Mike Moustakas, MIL vs. CIN ($4,500) – There are a few higher-end third basemen worth considering on this slate, but Moustakas checks in ahead of Johan Camargo ($4,300) and Josh Donaldson ($4,500) for tournament purposes with the assumption that the two similarly-priced alternatives will be more popular in tournaments. With a .263/.322/.518 line against right-handed pitching since the start of 2017, Moustakas is now reaping the benefits of a more hitter-friendly home park in Milwaukee, winning the park factors lottery at the trade deadline when the Royals shipped him to the Brewers.
Willy Adames, TAM at TEX ($4,100) – The Rays have hit Adames sixth in nine of his last 12 starts (he's hit seventh the other three times), and while that lineup placement is not a cash-game friendly one, his matchup against Yovani Gallardo and the Rangers' bullpen in the game with the highest over/under total on the slate (9.5) is excellent. Since getting a day off back on July 26 (he's had other breaks since), Adames is hitting .317/.396/.479 with six homers and five stolen bases over his last 42 games. Remember, he was an above league average hitter at every stop in the upper levels of the minors while playing against competition that was several years older along the way.
Franmil Reyes, SD vs. SF ($3,300) – Chalk alert. Reyes is on the radar again as big power bats priced near the bottom of the pack with a home matchup against Giants lefty Derek Holland. Holland, like Anibal Sanchez, has had a surprising renaissance in 2018, but his extremely poor splits against right-handed hitters over the last three years include a 1.65 HR/9 and a .362 wOBA allowed, both of which rank among the worst on the board among Tuesday's starters. Reyes, who hasn't homered since September 3, is sitting on 31 homers between Triple-A and the big leagues this season in 134 combined games. Despite the lack of recent home-run output, he enters play Tuesday night carrying a nine-game hitting streak, and his lack of strikeouts (11 in 64 plate appearances) is an encouraging late-season development as he continues to adjust to top-level pitching.

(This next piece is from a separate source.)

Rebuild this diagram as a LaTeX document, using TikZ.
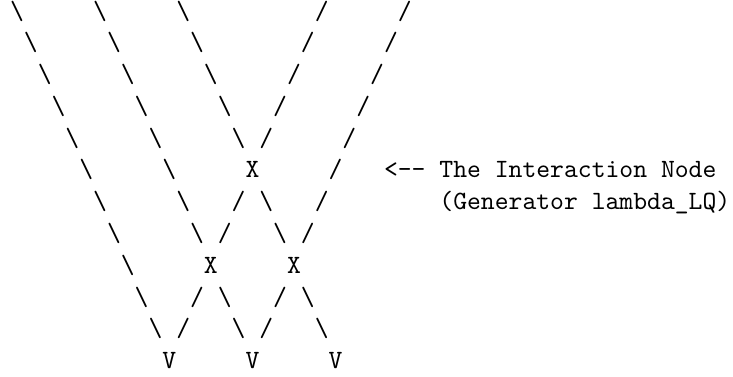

Kole Calhoun, LAA at OAK ($3,500) – Calhoun is a frequent consideration as an affordable outfield option for cash games and tournaments alike. The A's are using Liam Hendriks as an opener Tuesday night, which gives Calhoun a shot at some of the lower-end Oakland arms if the Angels' offense finds a way to get on the board early. As noted in previous columns, Calhoun has been a completely different player since a stint on the DL during the first half, posting a .256/.337/.505 line with 18 homers, 46 RBI and 53 runs over 76 games since his activation on June 18.
Billy McKinney, TOR at BAL ($3,700) – Dylan Bundy pitched well last time out, but he's had a major home-run problem over the last two months, making him an easy target when discounted power bats match up against him, especially at Camden Yards. McKinney has put together a .277/.344/.494 line over 25 games since joining the Blue Jays, and he showed plenty of power during his time at Triple-A this season (16 long balls in 76 games). Like Reyes and Calhoun, McKinney should be fairly popular in tournaments thanks to his low price in a favorable power matchup, but he's worth considering anyway since he opens up some flexibility among higher-priced pieces at other positions, and he's settled in as the Jays' primary leadoff option against righties in recent weeks.